Like all emotion, regret can be used constructively and destructively, but the wholesale dismissal of regret is wrongheaded and dangerous. "No regrets" doesn't mean living with courage, it means living without reflection. To live without regret is to believe you have nothing to learn, no amends to make, and no opportunity to be braver with your life.
-Brene Brown, from Rising Strong
Are there any statements in your life that somehow solidified a place in your mind, like each of these simple statements have their very own shelf where they sit on display inside of your head?
My first ever moment of body shaming, that I can recall, that meant anything to me at all was when I was sitting in the front seat of my parent's car. I must have been wearing shorts or a skirt and my dad was sitting in the drivers seat when he said to me, "woah, your legs are hairy!" He may have said something like, "gross," or "you should shave." I could not have been older then ten. I've had very dark hair for most of my life but still I know that it was little girl peach fuzz type hair that I had on my legs at the time. There was NOTHING about the hair on my legs that I should have been embarrassed or ashamed of but I was mortified in that moment.
My dad is definitely an antagonist and I'm certain he must have made the comment in a mean joking way but that one comment has shaped my life. Actually, I hate to admit it but as long as I can remember I have been ashamed of my legs. There have been years worth of time when I've gone without wearing shorts or skirts shorter then ankle length and I wonder if that one comment that has stuck with me for so long has anything to do with it. It's not the comment itself that hurts but the intense feeling of shame and ugliness that overcame me when he said it.
There are things my mom has said to that always come back in certain moments. Not necessarily negative things just random little statements. The funny thing about some of my mom's comments, certain ones that have their very own shelf in my mind, I've repeated a few to her in the past several years and she's actually said, "I never said that." Then this absolute truth, truth enough to be solidified on it's very own shelf in my brain is suddenly null and void? Gee mom, thanks for randomly telling your young daughter something so important that you never actually meant!
A friend of mine once told me that he, "never regrets anything!" He's a pastor of a church now and while we're not close friends and I don't remember why he was so adamantly not regretting anything there was shame in his statement. Every single time I find myself feeling regretful I think of him having said that and I feel bad, like I need to do away with my moment of regret. For some reason his No Regrets comment has had a very prominent place on display in my mind for a long time.
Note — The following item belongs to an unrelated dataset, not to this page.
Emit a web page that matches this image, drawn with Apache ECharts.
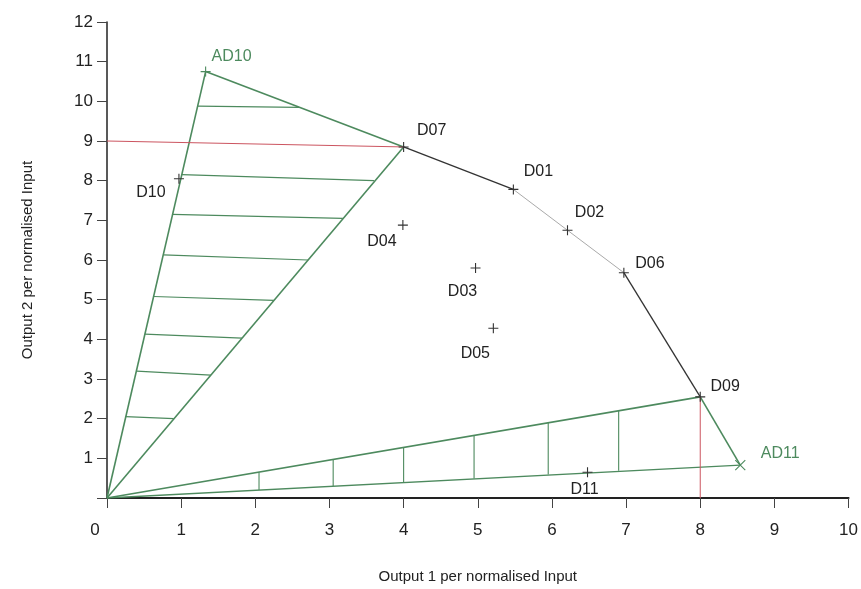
<!DOCTYPE html>
<html><head><meta charset="utf-8">
<script src="https://cdn.jsdelivr.net/npm/echarts@6/dist/echarts.min.js"></script>
<style>html,body{margin:0;padding:0;background:#fff}#c{width:861px;height:589px}</style>
</head><body><div id="c"></div>
<script>
// ---- data ----
const dmuNames = ['AD10','D07','D01','D02','D06','D09','AD11','D11','D03','D05','D04','D10','D08','D12'];
const dmuX     = [1.33, 4.0, 5.48, 6.21, 6.97, 8.0, 8.54, 6.48, 4.97, 5.21, 3.99, 0.97, 1.84, 2.98];
const dmuY     = [10.75, 8.85, 7.78, 6.75, 5.68, 2.55, 0.83, 0.65, 5.8, 4.28, 6.88, 8.05, 7.53, 8.45];
const xTicks = [0,1,2,3,4,5,6,7,8,9,10];
const yTicks = [0,1,2,3,4,5,6,7,8,9,10,11,12];
// frontier (efficient) segments
const frontierDark1 = ['D07','D01'];
const frontierLight = ['D01','D02','D06'];
const frontierDark2 = ['D06','D09'];
// green cone lines (from origin)
const origin = [0,0];
const coneTop = ['AD10','D07'];
const coneBottom = ['D09','AD11'];
// left hatch segments: [xLeft,yLeft,xRight,yRight]
const hatchLeftXL = [1.22, 1.01, 0.88, 0.76, 0.63, 0.51, 0.40, 0.25];
const hatchLeftYL = [9.88, 8.15, 7.15, 6.13, 5.08, 4.13, 3.20, 2.05];
const hatchLeftXR = [2.59, 3.60, 3.18, 2.71, 2.25, 1.82, 1.40, 0.90];
const hatchLeftYR = [9.85, 8.00, 7.05, 6.00, 4.98, 4.03, 3.10, 2.00];
// bottom hatch segments: vertical at x from low to high
const hatchBotX    = [2.05, 3.05, 4.0, 4.95, 5.95, 6.9];
const hatchBotLow  = [0.20, 0.30, 0.40, 0.49, 0.59, 0.69];
const hatchBotHigh = [0.65, 0.97, 1.28, 1.58, 1.90, 2.20];
// red reference lines
const redH = [[0, 9.0], [4.0, 8.85]];
const redV = [[8.0, 2.55], [8.0, 0]];

// ---- styles ----
const GREEN = '#4d8a5e', RED = '#cc5560', DARK = '#333', LIGHT = '#aaa';
const FONT = 'Liberation Sans, Arial, sans-serif';
const labelOffsets = {
  AD10:[26,-15], D07:[28,-16], D01:[25,-18], D02:[22,-18], D06:[26,-9], D09:[25,-10],
  AD11:[40,-11], D11:[-3,17], D03:[-13,24], D05:[-18,25], D04:[-21,17], D10:[-28,14],
  D08:[0,0], D12:[0,0]
};
const greenNames = ['AD10','AD11'];
const noMarker = ['D08','D12'];
const PLUS = 'path://M5,0 L5,10 M0,5 L10,5';
const CROSS = 'path://M0,0 L10,10 M10,0 L0,10';

const pt = n => { const i = dmuNames.indexOf(n); return [dmuX[i], dmuY[i]]; };
const seg = (pts, color, width) => ({
  type:'line', data: pts, symbol:'none', silent:true, animation:false,
  lineStyle:{color, width}, z:2
});

const series = [];
series.push(seg(frontierDark1.map(pt), DARK, 1.3));
series.push(seg(frontierLight.map(pt), LIGHT, 1));
series.push(seg(frontierDark2.map(pt), DARK, 1.3));
series.push(seg([origin, pt('AD10')], GREEN, 1.6));
series.push(seg([origin, pt('D07')], GREEN, 1.6));
series.push(seg(coneTop.map(pt), GREEN, 1.6));
series.push(seg([origin, pt('D09')], GREEN, 1.6));
series.push(seg([origin, pt('AD11')], GREEN, 1.3));
series.push(seg(coneBottom.map(pt), GREEN, 1.6));
hatchLeftXL.forEach((x,i) => series.push(seg([[x,hatchLeftYL[i]],[hatchLeftXR[i],hatchLeftYR[i]]], GREEN, 1.2)));
hatchBotX.forEach((x,i) => series.push(seg([[x,hatchBotLow[i]],[x,hatchBotHigh[i]]], GREEN, 1.1)));
series.push(seg(redH, RED, 1));
series.push(seg(redV, RED, 1));

series.push({
  type:'scatter', animation:false, z:5,
  data: dmuNames.map((n,i) => {
    const g = greenNames.includes(n);
    const hide = noMarker.includes(n);
    return {
      value:[dmuX[i], dmuY[i]], name:n,
      symbol: n === 'AD11' ? CROSS : PLUS,
      symbolSize: hide ? 0 : 10,
      itemStyle:{color:'none', borderColor: g ? GREEN : DARK, borderWidth: 1.1, opacity: hide ? 0 : 1},
      label:{show:true, formatter:n, position:'inside', offset:labelOffsets[n],
             color: g ? GREEN : '#222', fontSize:16, fontFamily:FONT}
    };
  })
});

const chart = echarts.init(document.getElementById('c'), null, {renderer:'canvas'});
chart.setOption({
  backgroundColor:'#fff',
  animation:false,
  grid:{left:107, right:9, top:22, bottom:86, containLabel:false},
  xAxis:{
    type:'value', min:xTicks[0], max:xTicks[xTicks.length-1], interval:1,
    name:'Output 1 per normalised Input', nameLocation:'middle', nameGap:71,
    nameTextStyle:{fontSize:15, color:'#222', fontFamily:FONT},
    axisLine:{lineStyle:{color:'#222', width:2}},
    axisTick:{show:true, length:10, lineStyle:{color:'#444'}},
    axisLabel:{fontSize:17, color:'#222', margin:24, fontFamily:FONT,
      formatter: v => v === 0 ? '{z|0}' : (xTicks.includes(v) ? String(v) : ''),
      rich:{z:{fontSize:17, color:'#222', fontFamily:FONT, padding:[0,24,0,0]}}},
    splitLine:{show:false}
  },
  yAxis:{
    type:'value', min:yTicks[0], max:yTicks[yTicks.length-1], interval:1,
    name:'Output 2 per normalised Input', nameLocation:'middle', nameGap:72, nameRotate:90,
    nameTextStyle:{fontSize:15, color:'#222', fontFamily:FONT},
    axisLine:{show:true, lineStyle:{color:'#222', width:1.5}},
    axisTick:{show:true, length:10, lineStyle:{color:'#444'}},
    axisLabel:{fontSize:17, color:'#222', margin:14, fontFamily:FONT,
      formatter: v => v === 0 ? '' : String(v)},
    splitLine:{show:false}
  },
  series
});
</script></body></html>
Having just read the above quote I am filled with delight. I have tried for close to fifteen years to "have no regrets," but I completely agree with Brene Brown. Do you know that after losing our cat a little while back I started to feel regrets. I think regret is an emotion felt by almost every single person after a death. It's completely normal. But as I was feeling this horrible loss and thinking, "I wish I would have snuggled her more. I wish I would have spent more time with her. I wish I would have responded every single time she meowed," (she really only meowed when she was talking to one of us about something) I just tried to bury the regret, ignore it, push it away. I kept thinking that I needed to use that regret constructively to spend more time with my puppies or be a little more attentive to little Abe but then I was scared of the regret and felt shamed thinking, "oh she's gone now, I can't give her what I should have, how dare I feel that I should use this horrible feeling to love my dogs and son more." No, I should use it to do just that. "To live without regret is to believe you have nothing to learn, no amends to make, and no opportunity to be braver with your life."
Same exact thing goes for the financial situation we are in. I regret having used credit cards like toys before my husband and I were together and then with our "excellent" credit both of us having used credit cards like we were living some sort of monopoly game for several years when we were first married. I totally regret that. But I do not let that regret shame me. It is fuel. It is motivation. It is absolutely constructive in helping me to say "no!" to non-necessities and try my darnedest to follow the strict budgets I draw up.
No regrets? Nope, I have regrets and I am using them to fuel gorgeous blazing fires!
If I say, "My foot slips," Your mercy, O LORD, will hold me up. In the multitude of my anxieties within me, Your comforts delight my soul.